All schools should publish their commitment to religious education, Commission on RE proposes

Interim report finds rules governing RE are not fit for purpose

All state-funded schools in England should publish details of their approach to religious education and how they meet the requirements of a new National Entitlement for RE, under proposals set out in an interim report by the Commission on Religious Education published today (September 21, 2017).

The recommendation is one of a series of proposals set out for consultation in the Commission’s report, “Religious Education for All”, which reviews the law and policies behind RE, as well as the way it is delivered in schools.  The Commission’s aim is to improve the quality and rigour of the subject and its capacity to prepare pupils for life in modern Britain.

The report criticises the current inconsistency in the quality and provision of RE. It cites increasing numbers of schools that are failing to meet their basic legal requirements, meaning pupils experience a lottery in access to high quality RE and miss out on vital preparation for life in a multicultural society and globalised world.

Among the proposals by the Commission on RE, an independent body with members from a variety of backgrounds and expertise, including teaching, the law, and academia, are:

  • A new National Entitlement for Religious Education. This would clearly set out for the first time the aims and purposes of RE and what students should experience in the course of their study. For example, the Commission proposes that RE should enable pupils to understand the relationship between people’s worldview and their thinking and actions in political, public, social and cultural life, and how worldviews are ‘inextricably woven into, influence and are influenced by, all dimensions of human experience’. The Commission also believes that RE plays a role in preparing pupils for life in modern Britain by enabling them to engage respectfully with people with worldviews different from their own.

 

  • Schools should be held to account for the provision and quality of RE they provide. All schools, including free schools, academies, and schools of a religious character, should publish details of how they meet the new National Entitlement, and inspectors and other approved bodies would have the power to monitor RE to ensure a minimum standard.

 

  • A National Plan for improving the teaching and learning of RE – along the lines the National Plan for Music Education – which brings together the Commission’s recommendations for improving teacher subject knowledge. The nine draft proposals for the plan include a minimum of 12 hours devoted to RE in all primary initial teacher training courses; the opportunity for all primary trainees to observe RE teaching in a leading school for RE; and the requirement that teachers ‘demonstrate a good understanding of and take responsibility for the sensitive handling of controversial issues, including thoughtful discussion of religious and non-religious worldviews’. The Commission also recommends that bursaries for trainee RE teachers are brought in line with other subjects where there is a shortage of recruits.

Chair of the Commission, The Very Rev Dr John Hall, said:

“All students need a thorough understanding of religious and non-religious worldviews, regardless of their own personal views, as a vital preparation for life and employment in modern Britain. A rich understanding of Britain’s diverse communities and a broad perception of different worldviews will enable students to build a more cohesive and peaceful world for the future.

“However, the evidence is that too many state schools are failing to meet their legal obligations to provide religious education for all students. This is unfair. So we are recommending a National Entitlement for RE and that all schools should be required to give an account of how they make the provision.

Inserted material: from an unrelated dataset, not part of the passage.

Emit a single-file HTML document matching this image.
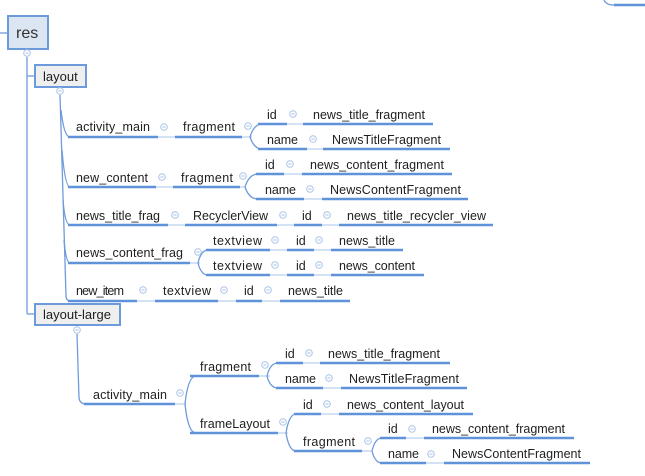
<!DOCTYPE html>
<html><head><meta charset="utf-8"><style>
html,body{margin:0;padding:0;background:#fff;width:645px;height:476px;overflow:hidden}
svg{display:block}
text{font-family:"Liberation Sans","DejaVu Sans",sans-serif;font-size:12.5px;fill:#1e1e1e}
.u{stroke:#5f92d8;stroke-width:2.4;fill:none}
.t{stroke:#a8c4ec;stroke-width:1;fill:none}
.c{stroke:#6f9bdc;stroke-width:1.3;fill:none}
.o{fill:#fff;stroke:#a9c3e8;stroke-width:1}
.m{stroke:#a9c3e8;stroke-width:1}
</style></head><body>
<svg width="645" height="476" viewBox="0 0 645 476" xmlns="http://www.w3.org/2000/svg">
<defs>
<g id="ci"><circle r="3.3" class="o"/><line x1="-1.7" y1="0" x2="1.7" y2="0" class="m"/></g>
</defs>
<!-- top right fragment -->
<path class="c" d="M604,0 Q606,5 614,5 L645,5"/>
<path class="u" d="M614,5 L645,5"/>

<!-- res root -->
<line x1="0" y1="33" x2="8" y2="33" class="c"/>
<rect x="8" y="16" width="40" height="33" fill="#dce6f3" stroke="#6c9bdc" stroke-width="2"/>
<text x="16" y="38" style="font-size:16px;fill:#333">res</text>
<line x1="27" y1="57" x2="27" y2="314" class="c"/>
<line x1="27" y1="76" x2="35" y2="76" class="c"/>
<line x1="27" y1="314" x2="35" y2="314" class="c"/>
<use href="#ci" x="27" y="53"/>

<!-- layout -->
<rect x="35" y="65" width="51" height="22" fill="#efefef" stroke="#6c9bdc" stroke-width="2"/>
<text x="43" y="81" style="font-size:13px">layout</text>
<use href="#ci" x="60" y="91"/>
<path class="c" d="M60,95 L66,296 Q66,301 71,301"/>
<path class="c" d="M61,110 Q64,137 70,137"/>
<path class="c" d="M62,150 Q65,187 70,187"/>
<path class="c" d="M63,200 Q65,225 70,225"/>
<path class="c" d="M64,240 Q66,263 70,263"/>

<!-- layout-large -->
<rect x="35" y="304" width="85" height="21" fill="#efefef" stroke="#6c9bdc" stroke-width="2"/>
<text x="43" y="319" style="font-size:13px">layout-large</text>
<use href="#ci" x="77" y="330"/>
<path class="c" d="M77,334 L79,398 Q80,404 86,404"/>

<!-- row1 activity_main -->
<line x1="68" y1="137" x2="252" y2="137" class="t"/>
<path class="u" d="M68,137H158 M175,137H242"/>
<text x="76" y="131" textLength="74">activity_main</text><use href="#ci" x="164" y="127"/>
<text x="183" y="131" textLength="52">fragment</text><use href="#ci" x="248" y="126"/>
<path class="c" d="M250,137 Q254,124 262,124 M250,137 Q254,149 262,149"/>
<line x1="258" y1="124" x2="433" y2="124" class="t"/>
<path class="u" d="M258,124H287 M303,124H433"/>
<text x="267" y="119">id</text><use href="#ci" x="293" y="114"/>
<text x="313" y="119" textLength="112">news_title_fragment</text>
<line x1="258" y1="149" x2="450" y2="149" class="t"/>
<path class="u" d="M258,149H307 M323,149H450"/>
<text x="267" y="144" textLength="31">name</text><use href="#ci" x="313" y="139"/>
<text x="332" y="144" textLength="109">NewsTitleFragment</text>

<!-- row2 new_content -->
<line x1="68" y1="187" x2="246" y2="187" class="t"/>
<path class="u" d="M68,187H156 M173,187H240"/>
<text x="76" y="182" textLength="72">new_content</text><use href="#ci" x="162" y="177"/>
<text x="181" y="182" textLength="52">fragment</text><use href="#ci" x="243" y="176"/>
<path class="c" d="M245,187 Q249,174 258,174 M245,187 Q249,199 258,199"/>
<line x1="256" y1="174" x2="452" y2="174" class="t"/>
<path class="u" d="M256,174H284 M302,174H452"/>
<text x="265" y="169">id</text><use href="#ci" x="290" y="164"/>
<text x="310" y="169" textLength="134">news_content_fragment</text>
<line x1="256" y1="199" x2="468" y2="199" class="t"/>
<path class="u" d="M256,199H304 M322,199H468"/>
<text x="265" y="194" textLength="31">name</text><use href="#ci" x="310" y="189"/>
<text x="330" y="194" textLength="131">NewsContentFragment</text>

<!-- row3 news_title_frag -->
<line x1="68" y1="225" x2="493" y2="225" class="t"/>
<path class="u" d="M68,225H168 M185,225H277 M294,225H322 M339,225H493"/>
<text x="76" y="220" textLength="84">news_title_frag</text><use href="#ci" x="175" y="215"/>
<text x="193" y="220" textLength="75">RecyclerView</text><use href="#ci" x="283" y="215"/>
<text x="302" y="220">id</text><use href="#ci" x="327" y="215"/>
<text x="347" y="220" textLength="139">news_title_recycler_view</text>

<!-- row4 news_content_frag -->
<line x1="68" y1="263" x2="200" y2="263" class="t"/>
<path class="u" d="M68,263H190"/>
<text x="76" y="257" textLength="107">news_content_frag</text><use href="#ci" x="198" y="252"/>
<path class="c" d="M198,263 Q201,250 208,250 M198,263 Q201,275 208,275"/>
<line x1="206" y1="250" x2="403" y2="250" class="t"/>
<path class="u" d="M206,250H270 M287,250H314 M331,250H403"/>
<text x="213" y="245" textLength="49">textview</text><use href="#ci" x="275" y="240"/>
<text x="296" y="245">id</text><use href="#ci" x="319" y="240"/>
<text x="339" y="245" textLength="56">news_title</text>
<line x1="206" y1="275" x2="424" y2="275" class="t"/>
<path class="u" d="M206,275H270 M287,275H314 M331,275H424"/>
<text x="213" y="270" textLength="49">textview</text><use href="#ci" x="275" y="265"/>
<text x="296" y="270">id</text><use href="#ci" x="319" y="265"/>
<text x="339" y="270" textLength="76">news_content</text>

<!-- row5 new_item -->
<line x1="68" y1="301" x2="350" y2="301" class="t"/>
<path class="u" d="M68,301H137 M155,301H218 M236,301H262 M280,301H350"/>
<text x="76" y="295" textLength="48">new_item</text><use href="#ci" x="143" y="290"/>
<text x="163" y="295" textLength="48">textview</text><use href="#ci" x="224" y="290"/>
<text x="244" y="295">id</text><use href="#ci" x="268" y="290"/>
<text x="288" y="295" textLength="55">news_title</text>

<!-- layout-large activity_main -->
<line x1="84" y1="404" x2="186" y2="404" class="t"/>
<path class="u" d="M84,404H175"/>
<text x="93" y="399" textLength="74">activity_main</text><use href="#ci" x="180" y="393"/>
<path class="c" d="M185,404 Q188,376 196,376 M185,404 Q188,433 196,433"/>
<line x1="190" y1="376" x2="270" y2="376" class="t"/>
<path class="u" d="M190,376H259"/>
<text x="200" y="371" textLength="51">fragment</text><use href="#ci" x="265" y="365"/>
<path class="c" d="M267,376 Q270,363 278,363 M267,376 Q270,388 278,388"/>
<line x1="276" y1="363" x2="450" y2="363" class="t"/>
<path class="u" d="M276,363H303 M320,363H450"/>
<text x="285" y="358">id</text><use href="#ci" x="309" y="353"/>
<text x="328" y="358" textLength="112">news_title_fragment</text>
<line x1="276" y1="388" x2="467" y2="388" class="t"/>
<path class="u" d="M276,388H323 M341,388H467"/>
<text x="285" y="383" textLength="31">name</text><use href="#ci" x="329" y="378"/>
<text x="349" y="383" textLength="110">NewsTitleFragment</text>

<line x1="190" y1="433" x2="288" y2="433" class="t"/>
<path class="u" d="M190,433H278"/>
<text x="200" y="428" textLength="70">frameLayout</text><use href="#ci" x="283" y="422"/>
<path class="c" d="M286,433 Q289,414 296,414 M286,433 Q289,451 296,451"/>
<line x1="294" y1="414" x2="473" y2="414" class="t"/>
<path class="u" d="M294,414H321 M339,414H473"/>
<text x="303" y="409">id</text><use href="#ci" x="327" y="404"/>
<text x="347" y="409" textLength="117">news_content_layout</text>
<line x1="294" y1="451" x2="372" y2="451" class="t"/>
<path class="u" d="M294,451H362"/>
<text x="303" y="446" textLength="52">fragment</text><use href="#ci" x="368" y="441"/>
<path class="c" d="M372,451 Q375,438 382,438 M372,451 Q375,463 382,463"/>
<line x1="380" y1="438" x2="574" y2="438" class="t"/>
<path class="u" d="M380,438H406 M424,438H574"/>
<text x="388" y="433">id</text><use href="#ci" x="412" y="429"/>
<text x="432" y="433" textLength="133">news_content_fragment</text>
<line x1="380" y1="463" x2="590" y2="463" class="t"/>
<path class="u" d="M380,463H426 M444,463H590"/>
<text x="388" y="458" textLength="31">name</text><use href="#ci" x="431" y="454"/>
<text x="452" y="458" textLength="129">NewsContentFragment</text>
</svg>
</body></html>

“At the same time, we wish to see a review of the quality of RE teaching and of teacher education in RE.  We need to ensure that students’ learning addresses how religious and non-religious worldviews affect people’s decisions and behaviour in almost every aspect of life.

The Commission on RE’s interim report will now be subject to an extensive consultation between October and December 2017, before it makes its final recommendation, which will be published in September 2018.